The EU funded IDEALIST consortium reads like a who’s who of the communications landscape, linking operators such as BT, Deutsche Telekom, France Telecom, research groups such as Nokia Bell Labs and the Fraunhofer Telecommunications Institute, and equipment suppliers such as Alcatel Lucent, Coriant, Ericsson and Cisco Italy.

While the project has recently finished, Dr Lord noted: “We all are hoping that follow-up project proposals – for elements relating to both core and metro networks – will be accepted.”

Dr Lord also told New Electronics that UK participants have been told that, whatever the outcome of the Brexit negotiations, further funding of Horizon 2020 projects such as this would be honoured by the UK government.

One of the most relevant and advanced innovations – both in terms of complexity and time-frame – to make EONs a practical option is the development and testing of (sliceable) bandwidth variable transponders (S-BVT) that build on three key improvements on current generation BVTs: the efficient use of the optical spectrum through the new ITU-T standard that allows for 12.5GHz resolution; the generation of different modulation formats; and the possibility of switching between different codes.

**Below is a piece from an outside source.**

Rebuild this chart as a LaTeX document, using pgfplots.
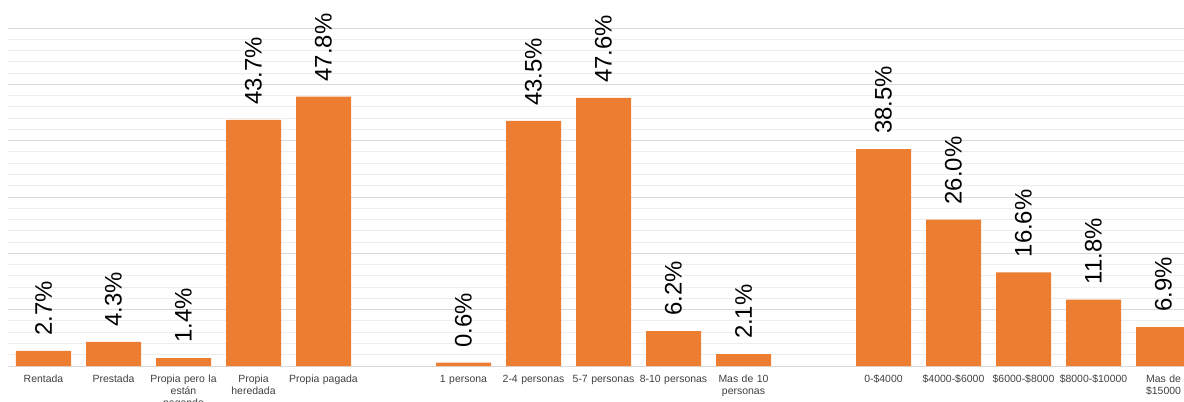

Also on the horizon at several companies and within any IDEALIST follow-up are different transmission schemes, including Nyquist WDM, Time Frequency Packing and Orthogonal Frequency Division Multiplexing (OFDM) to optimise spectral efficiency.

Slice ability adds another degree of freedom to BVTs, allowing for sub-carriers generated by the same S-BVT to be independently and dynamically modulated and routed in the network.

Improved efficiency has also been driven by recent advances in wavelength selective switches, which can now switch optical slices of much less than 50GHz – the typical value of most existing flexi-grid DWDM systems. This is leading to the development of a new range of flexible ROADMs for EONs.

Speaking from an operator’s viewpoint, Dr Lord noted that, in order to support all this flexibility at the line interfaces, similar flexibility will also need to be provided in the medium term at the digital optical transport network layer.